Nursing students present research at national conference
A group of St. Olaf College nursing students recently presented their research at the National Student Nurses Association Annual Convention in Charlotte, North Carolina.
The students received funding to attend the convention from the St. Olaf Collaborative Undergraduate Research and Inquiry (CURI) program, which aims to provide opportunities for students of all academic disciplines to work closely with a faculty member in a research setting.
Sijia Wei ’14 presented research titled “The Influences of Globalization and Industrialization on the Emergence of Non-Communicable Diseases: A Look at China and the U.S.” Her project demonstrated the significant influence of globalization on the emergence of chronic diseases in developing countries and why developed countries need to play a role in controlling the epidemic.
Caitlin Owsley ’14 based her presentation, titled “Losing the Mind: An Analysis of Caregiver Burden with Alzheimer’s Disease,” on a research paper she wrote illustrating the responsibilities surrounding an Alzheimer’s diagnosis and the legislative initiatives aimed at easing those burdens.
Mandy Sirek ’13 focused on the increasing prevalence of diabetes diagnoses, specifically within immigrant populations. She examined the social determinants of health and their relationship to diabetes, and the potential need to modify the structural factors of society to address these issues.

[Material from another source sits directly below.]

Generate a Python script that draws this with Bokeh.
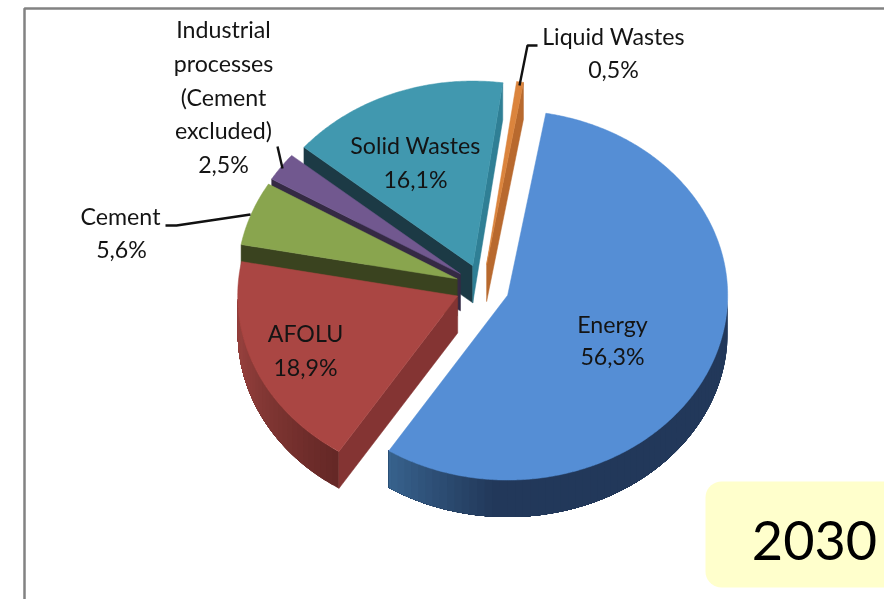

Kristina Haugen ’13 presented her research on obstructive sleep apnea, a medical condition that is underdiagnosed, especially in women and people of color. Haugen modeled her project on the goals of the government-supported Healthy People 2020 initiative.
Juliette Gibes ’14 examined the sleep disorders associated with shift work in her presentation, titled “Catch 22: Does Shift Work Really Pay Off?” Her research focused on the impact that abnormal work hours have on people in a wide range of professions, including medical personnel, maritime workers, members of the police force, and truck drivers.
Haiyun Tang ’13 presented research focused on therapeutic hypothermia for cardiac arrest and brain injury survivors.
Claire Petchler ’14 says the experience of attending the convention furthered her own career aspirations. “I left the conference as a more curious and inspired student,” she says. “It was an invaluable part of my nursing education. It opened up my eyes to the huge variety of nursing careers and the opportunities nurses have to further the profession and help other people in all communities.”